Amsterdam wordt volgend jaar de aanjager van de circulaire economie: een economisch systeem waarin materialen, grondstoffen en producten zo veel mogelijk hergebruikt worden. Dit werd bekend gemaakt tijdens de week van de Circulaire Economie, welke plaats vond van 16 januari tot vandaag. Concreet betekent dit dat de gemeente initiatieven stimuleert die bijdragen aan een economie met zo min mogelijk afval.
De week van de circulaire economie
In de circulaire economie wordt er zo efficiënt mogelijk met energie en materialen omgegaan.
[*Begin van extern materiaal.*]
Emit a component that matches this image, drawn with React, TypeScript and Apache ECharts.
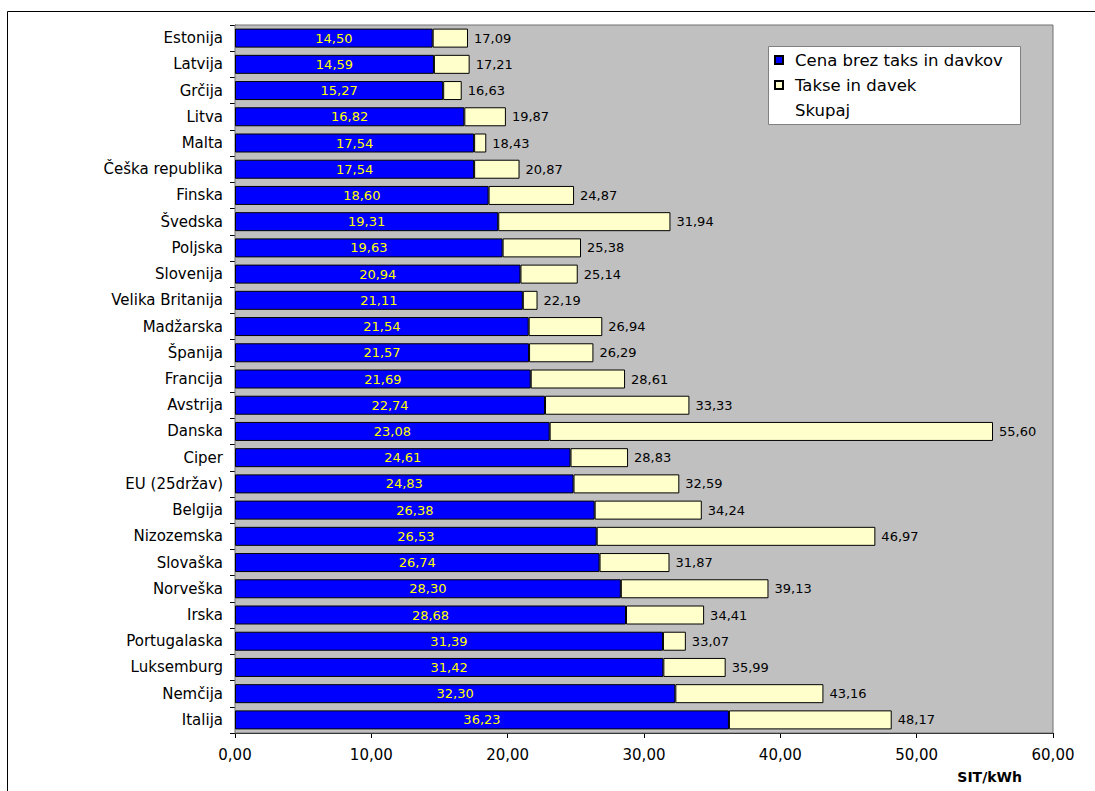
import React, { useEffect, useRef } from "react";
import * as echarts from "echarts";

const categories = [
  "Estonija", "Latvija", "Grčija", "Litva", "Malta", "Češka republika", "Finska",
  "Švedska", "Poljska", "Slovenija", "Velika Britanija", "Madžarska", "Španija",
  "Francija", "Avstrija", "Danska", "Ciper", "EU (25držav)", "Belgija", "Nizozemska",
  "Slovaška", "Norveška", "Irska", "Portugalaska", "Luksemburg", "Nemčija", "Italija",
];
const basePrice = [
  14.5, 14.59, 15.27, 16.82, 17.54, 17.54, 18.6, 19.31, 19.63, 20.94, 21.11, 21.54, 21.57,
  21.69, 22.74, 23.08, 24.61, 24.83, 26.38, 26.53, 26.74, 28.3, 28.68, 31.39, 31.42, 32.3, 36.23,
];
const totalPrice = [
  17.09, 17.21, 16.63, 19.87, 18.43, 20.87, 24.87, 31.94, 25.38, 25.14, 22.19, 26.94, 26.29,
  28.61, 33.33, 55.6, 28.83, 32.59, 34.24, 46.97, 31.87, 39.13, 34.41, 33.07, 35.99, 43.16, 48.17,
];
const taxes = totalPrice.map((t, i) => Math.round((t - basePrice[i]) * 100) / 100);
const xTicks = [0, 10, 20, 30, 40, 50, 60];

const fmt = (v: number) => v.toFixed(2).replace(".", ",");
const FONT = "DejaVu Sans";

export default function App() {
  const ref = useRef<HTMLDivElement>(null);
  useEffect(() => {
    if (!ref.current) return;
    const chart = echarts.init(ref.current, null, { renderer: "svg" });
    chart.setOption({
      animation: false,
      graphic: [
        {
          type: "rect",
          z: 0,
          shape: { x: 7.5, y: 11.5, width: 1200, height: 900 },
          style: { fill: "#fff", stroke: "#000", lineWidth: 1 },
        },
        {
          type: "rect",
          z: 3,
          shape: { x: 768.5, y: 46.5, width: 252, height: 78 },
          style: { fill: "#fff", stroke: "#808080", lineWidth: 1 },
        },
        {
          type: "text",
          z: 5,
          x: 1022,
          y: 777,
          style: {
            text: "SIT/kWh",
            font: `bold 14px ${FONT}`,
            fill: "#000",
            align: "right",
            verticalAlign: "middle",
          },
        },
      ],
      legend: {
        orient: "vertical",
        left: 774,
        top: 51,
        padding: 0,
        icon: "rect",
        itemWidth: 8,
        itemHeight: 8,
        itemGap: 7,
        z: 6,
        textStyle: {
          fontFamily: FONT,
          fontSize: 16.5,
          color: "#000",
          lineHeight: 18,
          padding: [0, 0, 0, 7],
        },
        data: ["Cena brez taks in davkov", "Takse in davek", "Skupaj"],
      },
      grid: {
        left: 235,
        right: 42,
        top: 25,
        bottom: 58,
        show: true,
        backgroundColor: "#c0c0c0",
        borderColor: "#707070",
        borderWidth: 1,
        z: 1,
      },
      xAxis: {
        type: "value",
        min: xTicks[0],
        max: xTicks[xTicks.length - 1],
        interval: 10,
        axisLine: { show: true, lineStyle: { color: "#000" } },
        axisTick: { show: true, length: 5, lineStyle: { color: "#000" } },
        splitLine: { show: false },
        axisLabel: {
          margin: 14,
          fontFamily: FONT,
          fontSize: 15,
          color: "#000",
          formatter: (v: number) => fmt(v),
        },
      },
      yAxis: {
        type: "category",
        inverse: true,
        data: categories,
        axisLine: { show: true, lineStyle: { color: "#000" } },
        axisTick: { show: true, length: 5, alignWithLabel: false, lineStyle: { color: "#000" } },
        axisLabel: { margin: 12, fontFamily: FONT, fontSize: 15, color: "#000" },
      },
      series: [
        {
          name: "Cena brez taks in davkov",
          type: "bar",
          stack: "a",
          barWidth: 19,
          data: basePrice,
          itemStyle: { color: "#0000ff", borderColor: "#000", borderWidth: 1 },
          label: {
            show: true,
            position: "inside",
            color: "#ffff00",
            fontFamily: FONT,
            fontSize: 13,
            formatter: (p: any) => fmt(p.value),
          },
        },
        {
          name: "Takse in davek",
          type: "bar",
          stack: "a",
          barWidth: 19,
          data: taxes,
          itemStyle: { color: "#ffffcc", borderColor: "#000", borderWidth: 1 },
        },
        {
          name: "Skupaj",
          type: "bar",
          barWidth: 19,
          barGap: "-100%",
          data: totalPrice,
          itemStyle: { color: "rgba(0,0,0,0)", borderWidth: 0 },
          label: {
            show: true,
            position: "right",
            distance: 6,
            color: "#000",
            fontFamily: FONT,
            fontSize: 13,
            formatter: (p: any) => fmt(p.value),
          },
        },
      ],
    });
    return () => chart.dispose();
  }, []);
  return (
    <div
      ref={ref}
      style={{ position: "absolute", left: 0, top: 0, width: 1095, height: 791 }}
    />
  );
}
Dit gebeurt in de hele productketen. Vanaf de grondstof die nodig is voor het maken van een product tot aan de afvalfase. Het doel is om afval weer in te kunnen inzetten als grondstof. Dit zorgt ervoor dat grondstoffen hun waarde behouden.
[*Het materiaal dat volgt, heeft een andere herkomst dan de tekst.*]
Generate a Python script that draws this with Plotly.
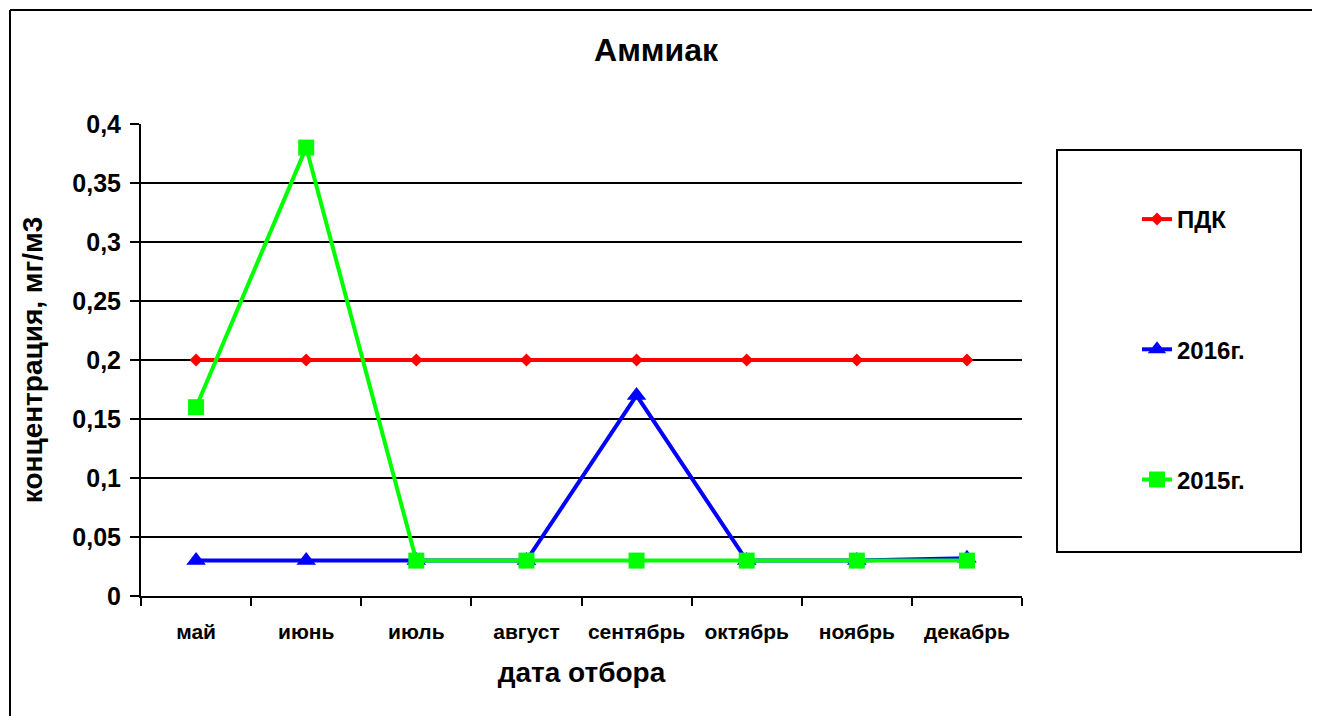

Steeds meer bedrijven worden geïnspireerd door deze manier van denken. Uit recent onderzoek van organisatie Nederland Circulair! blijkt dat er per maand zo’n vijf tot tien duurzame initiatieven starten. Zij organiseerde voor de tweede keer de Week van de Circulaire Economie. Veertig bedrijven presenteerden hoe zij invulling geven aan de circulaire economie.
Zero Waste lab
Een voorbeeld van een project om afvalstoffen in Amsterdam beter scheiden en te hergebruiken is de Zero Waste lab. Door samenwerking met Stadsdeel Oost en private ondernemers, hoopt initiatiefnemer ‘De Gezonde Stad’ het makkelijker en leuker te maken voor Amsterdammers om hun huishoudelijk afval te scheiden. “Dit project heeft een belangrijk sociaal aspect. We kijken hoe we afval kunnen opwaarderen, maar ook hoe we mensen kunnen opleiden. We willen niet alleen maar waarde toevoegen door het hergebruik van afval, maar ook voor buurtbewoners en ondernemers”, laat projectleider Bonnie Joosten weten. NAP Nieuws nam een kijkje.
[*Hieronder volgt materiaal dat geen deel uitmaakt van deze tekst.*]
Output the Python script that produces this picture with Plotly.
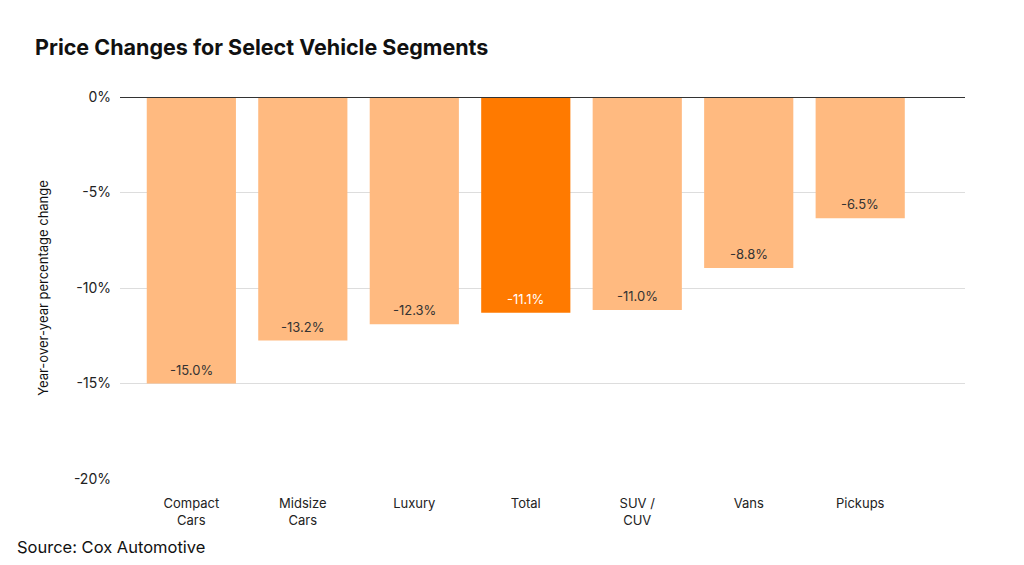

De Zero Waste Lab loopt zes maanden, tot eind mei en wordt onder andere gefinancierd door Stadsdeel Oost. “Het doel is dat de locatie ook na die zes maanden openblijft”, laat directeur Jaap de Jong weten. “Maar dat moet nog blijken. Alle partijen zijn nu heel enthousiast. Maar een project als dit moet op een gegeven moment zelfstandig kunnen opereren. De gemeente moet niet de dragende kracht zijn.” Volgens de Jong zijn er duidelijke signalen dat mensen de muntjes ook inleveren en dat het aantal klanten bij de deelnemende ondernemers is gestegen en dat de buurt schoner is geworden. “Er zijn concrete plannen om het project uit te breiden naar andere stadsdelen.”
De circulaire economie: hype of een blijvertje?
Speelt de gemeente Amsterdam met het stimuleren van circulaire economie projecten in op een hype? Volgens recent onderzoek van de Radboud Universiteit staat de circulaire economie nog in de kinderschoenen, ondanks de groeiende belangstelling. Hoewel er veel innovatieve start-ups zijn, richten deze zich vooral op het verminderen van afval. Maar ook eerder in de keten moeten materialen efficiënt worden gebruikt. Voor een volledig circulaire economie is grootschalige samenwerking nodig, en die is er nu nog onvoldoende.
Sybren Bosch is adviseur circulaire economie bij Copper8, een Amsterdams adviesbureau. Hij legt uit dat productketens vaak niet lokaal zijn, maar verspreid over meerdere landen. De grondstoffen worden uit het ene land gehaald, de productie vindt in een ander land plaats en de verkoop is vaak weer op een andere locatie. Om de hele economie circulair te maken is internationale samenwerking nodig, maar moeten ook de huidige prikkels in de economie worden aangepast. “Dan heb je het over veranderingen in belastingen en afvalstoffenheffingen. Dat kan de gemeente niet, dat kan de nationale overheid een beetje en zelfs Europa kan dat maar beperkt.”
Toch is de circulaire economie volgens Sybren Bosch geen hype. Volgens hem laten ook kleinschalige initiatieven als ‘Zero Waste Lab’ op lokale schaal zien dat de circulaire economie werkt. “Natuurlijk zet één lokaal initiatief geen zoden aan de dijk, maar dat is ook niet het doel. Maar als het positief resultaat heeft en daarmee zorgt voor meer initiatieven op verschillende plekken, dan gaat dat uiteindelijk wel bij elkaar optellen.”